Because of these factors, and because academia is also an industry which relies on building knowledge and understanding based on what came before, it’s necessary to give full credit to the person who originally developed an idea. We do this through citation and referencing. The system of referencing was developed in order to make sure that we can use the information which others have produced in order to create new understanding and develop ideas without stealing the intellectual property of others. By referencing, you are acknowledging that you were not the one who came up with a particular idea, and you give credit to the person or people who built the foundation for your own research.

In addition, it’s important to refer to the works of others because it shows that you have made an effort to understand your field as well as you possibly can. If you can show that you’ve read the works of multiple other researchers before conducting your own research, you demonstrate that you’re part of the academic conversation, and you show that you have broad knowledge in your field. It’s important to do a literature review before embarking on new research to make sure that you are not reinventing the wheel; someone else might have done the research in exactly the same way that you’ve done it, or they might have already developed research instruments that you could use in your study without inventing new ones. An extensive list of references shows that you’ve considered these possibilities and read widely.

Citation can be done through paraphrase or through direct quotations. You’ll use different methods depending on the context. Paraphrase should be used most often, especially for studies that fall outside of the literature analysis field. You should rephrase the information in your own words to show that you have a good understanding of the meaning. Sometimes, when you only rely on quoting information in the direct words of the author you refer to, you don’t show that you truly understand what the work discusses. If you can paraphrase it and explain it briefly for the reader, you demonstrate a closer engagement with the source material.

For example, a quote in an article might look like this:

“The fundamental difference between the micro and macro factors involved in utilitarian systems are the rights and perspectives of individuals. Individuals might perceive micro factors as unfair; however, macro factors might be deemed much fairer.”
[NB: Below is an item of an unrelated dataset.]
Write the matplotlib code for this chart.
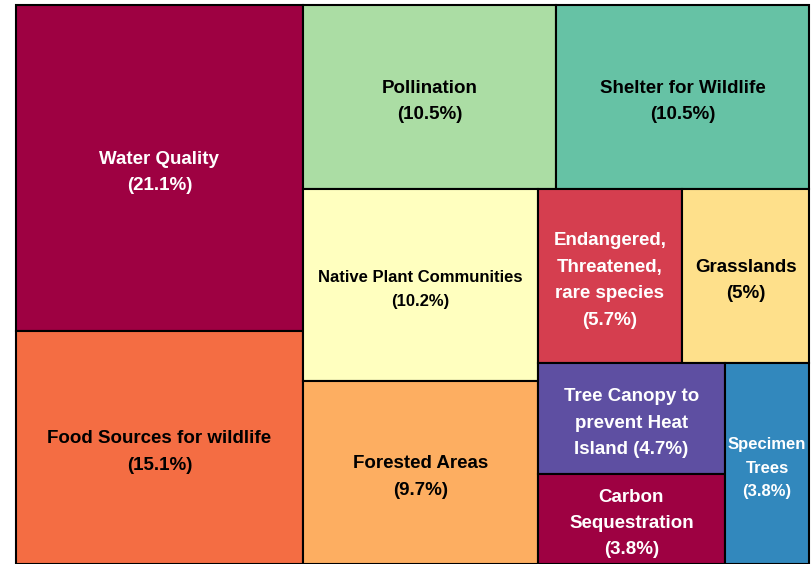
import matplotlib
matplotlib.use("Agg")
import matplotlib.pyplot as plt
import matplotlib.patches as mpatches

# data
labels = ["Water Quality", "Food Sources for wildlife", "Pollination",
          "Shelter for Wildlife", "Native Plant Communities", "Forested Areas",
          "Endangered,\nThreatened,\nrare species", "Grasslands",
          "Tree Canopy to\nprevent Heat\nIsland", "Carbon\nSequestration",
          "Specimen\nTrees"]
pct_text = ["21.1%", "15.1%", "10.5%", "10.5%", "10.2%", "9.7%",
            "5.7%", "5%", "4.7%", "3.8%", "3.8%"]
values = [21.1, 15.1, 10.5, 10.5, 10.2, 9.7, 5.7, 5.0, 4.7, 3.8, 3.8]
colors = ["#9e0142", "#f46d43", "#abdda4", "#66c2a5", "#ffffbf", "#fdae61",
          "#d53e4f", "#fee08b", "#5e4fa2", "#9e0142", "#3288bd"]
text_colors = ["white", "black", "black", "black", "black", "black",
               "white", "black", "white", "white", "white"]
# labels that get squeezed a bit to fit their box
font_sizes = [13.5, 13.5, 13.5, 13.5, 12, 13.5, 13.5, 13.5, 13.5, 13.5, 12]
# percent goes on same line as last label line for this one
inline_pct = [False] * 8 + [True, False, False]

W, H = 793.0, 559.0


def ratio(a, b):
	return max(a / b, b / a)


def lay_group(group, x, y, w, h, direction, rects):
	# direction 0: column on the left, 1: row along the top
	s = sum(group)
	if direction == 0:
		cw = s / h
		for a in group:
			rects.append((x, y, cw, a / cw))
			y += a / cw
		return x + cw, y - h, w - cw, h
	rh = s / w
	for a in group:
		rects.append((x, y, a / rh, rh))
		x += a / rh
	return x - w, y + rh, w, h - rh


def squarified(vals, x, y, w, h):
	# squarified layout that alternates direction and only checks
	# the aspect ratio of the previous item in the group
	total = sum(vals)
	areas = [v / total * w * h for v in vals]
	rects = []
	direction = 0
	group = []
	for a in areas:
		if group:
			prev = group[-1]
			s_old = sum(group)
			s_new = s_old + a
			side = h if direction == 0 else w
			t_old = s_old / side
			t_new = s_new / side
			lr = ratio(t_old, prev / t_old)
			nr = ratio(t_new, prev / t_new)
			if nr > lr:
				x, y, w, h = lay_group(group, x, y, w, h, direction, rects)
				direction = 1 - direction
				group = []
		group.append(a)
	lay_group(group, x, y, w, h, direction, rects)
	return rects


rects = squarified(values, 0, 0, W, H)

fig = plt.figure(figsize=(8.12, 5.64), dpi=100)
ax = fig.add_axes([16 / 812, 0, W / 812, H / 564])
ax.set_xlim(0, W)
ax.set_ylim(H, 0)
ax.axis("off")

for i, (rx, ry, rw, rh) in enumerate(rects):
	ax.add_patch(mpatches.Rectangle((rx, ry), rw, rh, facecolor=colors[i],
	                                edgecolor="black", linewidth=1.5,
	                                clip_on=False))
	if inline_pct[i]:
		txt = labels[i] + " (" + pct_text[i] + ")"
	else:
		txt = labels[i] + "\n(" + pct_text[i] + ")"
	# labels sit a few pixels below the box centre
	ax.text(rx + rw / 2, ry + rh / 2 + 4.5, txt, ha="center", va="center",
	        multialignment="center", color=text_colors[i],
	        fontsize=font_sizes[i], fontweight="bold",
	        family="Liberation Sans", linespacing=1.72)

fig.savefig("out.png", dpi=100)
If this quote is from page 35 of a book by Robert Phillips, published in 2013, you could paraphrase it as follows:

Robert Phillips holds that micro factors might seem unfair to individuals, even when they understand macro factors to be more fair. The individual rights and perspectives constitute the main disjuncture between the micro and macro factors (2013, p.35).
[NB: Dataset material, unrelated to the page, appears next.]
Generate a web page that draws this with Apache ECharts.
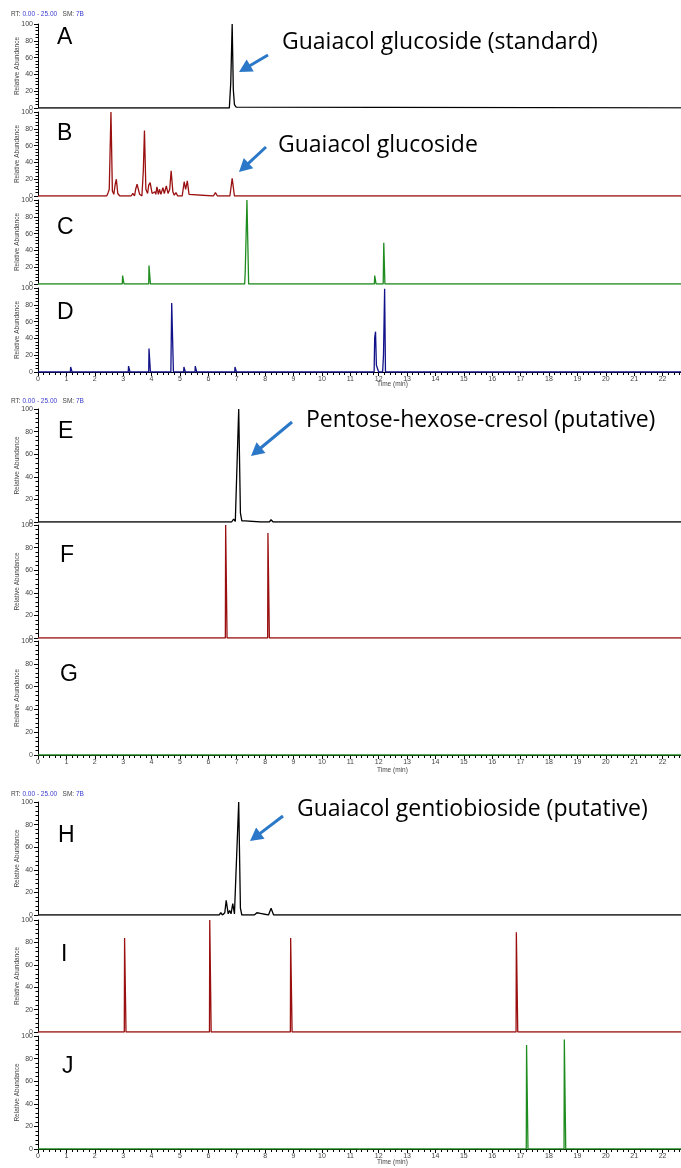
<!DOCTYPE html>
<html><head><meta charset="utf-8">
<script src="https://cdn.jsdelivr.net/npm/echarts@6/dist/echarts.min.js"></script>
<style>html,body{margin:0;padding:0;background:#fff}#c{width:681px;height:1168px}</style>
</head><body><div id="c"></div>
<script>
// ---- data (retention time in min, relative abundance %) ----
const xTicks = [0,1,2,3,4,5,6,7,8,9,10,11,12,13,14,15,16,17,18,19,20,21,22];
const yTicks = [0,20,40,60,80,100];
const panelLetters = ['A','B','C','D','E','F','G','H','I','J'];
const annotationTexts = ['Guaiacol glucoside (standard)','Guaiacol glucoside','Pentose-hexose-cresol (putative)','Guaiacol gentiobioside (putative)'];

const traceA = [[0,0],[6.74,0],[6.79,30],[6.84,100],[6.88,22],[6.92,4],[6.98,1],[7.04,0],[25,0]];
const traceB = [[0,0],[2.42,0],[2.47,4],[2.51,8],[2.57,100],[2.62,6],[2.67,2],[2.72,14],[2.76,20],[2.81,3],[2.88,0],[3.28,0],[3.34,3],[3.40,0],[3.44,8],[3.49,14],[3.53,13],[3.58,2],[3.66,0],[3.71,30],[3.75,78],[3.80,8],[3.86,3],[3.90,13],[3.95,16],[4.02,3],[4.08,1],[4.12,5],[4.15,2],[4.19,11],[4.24,2],[4.28,8],[4.33,2],[4.40,10],[4.45,3],[4.52,12],[4.58,3],[4.64,8],[4.69,30],[4.75,5],[4.80,1],[4.86,4],[4.92,0],[5.08,0],[5.15,17],[5.20,8],[5.26,18],[5.32,2],[5.38,0],[6.18,0],[6.25,4],[6.32,0],[6.76,0],[6.84,21],[6.92,0],[25,0]];
const traceC = [[0,0],[2.97,0],[2.98,10],[3.02,10],[3.03,0],[3.90,0],[3.91,22],[3.95,21],[3.96,0],[7.28,0],[7.30,15],[7.34,15],[7.36,100],[7.40,100],[7.42,0],[11.85,0],[11.86,10],[11.90,10],[11.91,0],[12.16,0],[12.18,49],[12.21,49],[12.22,0],[25,0]];
const traceD = [[0,0],[1.14,0],[1.15,6],[1.19,6],[1.20,0],[3.18,0],[3.19,7],[3.23,7],[3.24,0],[3.90,0],[3.91,28],[3.95,28],[3.96,0],[4.68,0],[4.71,82],[4.74,82],[4.77,0],[5.13,0],[5.14,6],[5.18,6],[5.19,0],[5.53,0],[5.54,7],[5.58,7],[5.59,0],[6.93,0],[6.94,6],[6.98,6],[6.99,0],[11.84,0],[11.86,41],[11.89,48],[11.92,8],[11.95,7],[11.98,7],[12.00,0],[12.14,0],[12.17,20],[12.21,99],[12.24,0],[25,0]];
const traceE = [[0,0],[6.58,0],[6.63,1],[6.68,0],[6.82,0],[6.89,2.5],[6.95,0.5],[7.01,1],[7.07,100],[7.13,8],[7.18,1],[7.25,0],[7.30,1],[7.36,0],[7.85,0],[7.90,0.5],[7.95,0],[8.15,0],[8.21,2],[8.28,0],[25,0]];
const traceF = [[0,0],[6.60,0],[6.61,100],[6.65,100],[6.66,0],[8.09,0],[8.10,93],[8.14,93],[8.15,0],[25,0]];
const traceG = [[0,0],[25,0]];
const traceH = [[0,0],[6.38,0],[6.44,2],[6.50,0],[6.58,2],[6.63,13],[6.70,1],[6.75,4],[6.80,1],[6.86,10],[6.92,1],[6.98,2],[7.07,100],[7.13,6],[7.18,0],[7.26,0],[7.30,1.5],[7.36,0],[7.62,0],[7.67,1],[7.71,2],[7.76,1],[7.83,1.5],[7.90,0],[8.12,0],[8.21,6],[8.30,0],[25,0]];
const traceI = [[0,0],[3.04,0],[3.05,84],[3.09,84],[3.10,0],[6.04,0],[6.05,100],[6.09,100],[6.10,0],[8.89,0],[8.90,84],[8.94,84],[8.95,0],[16.84,0],[16.85,89],[16.89,89],[16.90,0],[25,0]];
const traceJ = [[0,0],[17.20,0],[17.21,92],[17.25,92],[17.26,0],[18.53,0],[18.54,97],[18.58,97],[18.59,0],[25,0]];
const traces = [traceA,traceB,traceC,traceD,traceE,traceF,traceG,traceH,traceI,traceJ];

// ---- layout / style ----
const colors = ['#000000','#9a1010','#1f8c1f','#12128a','#000000','#9a1010','#1f8c1f','#000000','#9a1010','#1f8c1f'];
const grids = [[24,84],[112,84],[200,84],[288,84],[409,113],[525,113],[641,114],[802,113],[920,112],[1036,113]];
const bottomPanels = [3,6,9];
const headerY = [15,402,795];
const timeLabelY = [385,771,1163];
const letterPos = [[57,38],[57,134],[57,228],[57,313],[58,432],[60,556],[60,675],[58,836],[61,955],[62,1067]];
const annots = [
  {panel:0, x:282, y:47, tail:[268,55], tip:[239,72]},
  {panel:1, x:278, y:150, tail:[266,147], tip:[239,172]},
  {panel:4, x:306, y:425, tail:[292,422], tip:[251,456]},
  {panel:7, x:297, y:814, tail:[283,816], tip:[250,841]}
];
const XMAX = 22.65;
const tickFont = 'Liberation Sans, Arial, sans-serif';

const option = {animation:false, backgroundColor:'#fff', grid:[], xAxis:[], yAxis:[], series:[], graphic:[]};
traces.forEach((tr,i)=>{
  const [top,h] = grids[i];
  const isBottom = bottomPanels.includes(i);
  option.grid.push({left:38, right:0, top:top, height:h, containLabel:false});
  option.xAxis.push({
    type:'value', gridIndex:i, min:0, max:XMAX, interval:1,
    axisLine:{show:isBottom, lineStyle:{color:'#000', width:1}},
    axisTick:{show:isBottom, inside:false, length:4, lineStyle:{color:'#000'}},
    minorTick:{show:isBottom, splitNumber:5, length:3, lineStyle:{color:'#000'}},
    axisLabel:{show:isBottom, fontSize:7, color:'#444', fontFamily:tickFont, margin:4, showMaxLabel:false,
      formatter:v=>xTicks.includes(v)?String(v):''},
    splitLine:{show:false}
  });
  option.yAxis.push({
    type:'value', gridIndex:i, min:0, max:100, interval:20,
    name:'Relative Abundance', nameLocation:'middle', nameRotate:90, nameGap:17, nameMoveOverlap:false,
    nameTextStyle:{fontSize:6.5, color:'#444', fontFamily:tickFont},
    axisLine:{show:true, lineStyle:{color:'#000', width:1}},
    axisTick:{show:true, length:4, lineStyle:{color:'#000'}},
    minorTick:{show:true, splitNumber:5, length:2.5, lineStyle:{color:'#000'}},
    axisLabel:{fontSize:7, color:'#444', fontFamily:tickFont, margin:5,
      formatter:v=>yTicks.includes(v)?String(v):''},
    splitLine:{show:false}
  });
  option.series.push({
    type:'line', xAxisIndex:i, yAxisIndex:i, data:tr, showSymbol:false, symbol:'none',
    clip:true, lineStyle:{color:colors[i], width:1.3}, silent:true
  });
  option.graphic.push({type:'text', left:letterPos[i][0], top:letterPos[i][1]-12,
    style:{text:panelLetters[i], font:'23px "Liberation Sans", Arial, sans-serif', fill:'#000'}});
});
headerY.forEach(y=>{
  option.graphic.push({type:'text', left:11, top:y-4,
    style:{text:'{k|RT: }{v|0.00 - 25.00}{k|   SM: }{v|7B}',
      rich:{k:{fontSize:6.5,fill:'#444',fontFamily:tickFont},v:{fontSize:6.5,fill:'#3a3ad0',fontFamily:tickFont}}}});
});
timeLabelY.forEach(y=>{
  option.graphic.push({type:'text', left:377, top:y-4,
    style:{text:'Time (min)', fontSize:6.5, fill:'#444', fontFamily:tickFont}});
});
annots.forEach((a,k)=>{
  option.graphic.push({type:'text', left:a.x, top:a.y-16,
    style:{text:annotationTexts[k], font:'23px "Open Sans", sans-serif', fill:'#000'}});
  const [tx,ty]=a.tail, [hx,hy]=a.tip;
  const dx=hx-tx, dy=hy-ty, L=Math.hypot(dx,dy), ux=dx/L, uy=dy/L;
  const hl=13, hw=7;
  const bx=hx-ux*hl, by=hy-uy*hl;
  option.graphic.push({type:'line', shape:{x1:tx,y1:ty,x2:bx+ux*2,y2:by+uy*2}, style:{stroke:'#2b78c8', lineWidth:3}});
  option.graphic.push({type:'polygon', shape:{points:[[hx,hy],[bx-uy*hw,by+ux*hw],[bx+uy*hw,by-ux*hw]]}, style:{fill:'#2b78c8'}});
});

const chart = echarts.init(document.getElementById('c'), null, {renderer:'canvas'});
chart.setOption(option);
</script></body></html>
You’ve given the same information in your own words, and shown that you understand the point that the author was making. You won’t need to provide quote marks around this paraphrase, since it doesn’t take the words of the author directly. The reference is included at the end of the information taken from the individual author. If the information comes from more than one page, give a reference for each page next to the relevant information, or, at the end, reference it as (p. 35-37).

Direct quotations are used when the author has given a highly technical definition which would be very difficult to reproduce in your own words, or when the way that the author says something is important for the work you are writing. In literature or poetry analysis, it’s important to use direct quotations so that the meaning of the lines won’t be lost. If you really can’t find a way to say something more clearly than the author, or in a way that adds to the understanding within the context of your work, then you can give it as a direct quotation. For most fields, direct quotations should be avoided as far as possible, unless they are absolutely necessary, as it comes off as though you are not processing the information but merely reproducing it. Paraphrasing shows that you are taking the work of others, thinking about it, and explaining it within the context of your own work.

In the next chapter we’ll look at the style for direct quotes and for in-text citation.

Review Your Learning:
      Academic writing constitutes a product which is the intellectual property of the author and/ or of the institution which produced it.
      Plagiarism is using the ideas of others without crediting them for their work.
      You should try as far as possible to paraphrase the information of other thinkers or researchers rather than giving only direct quotes.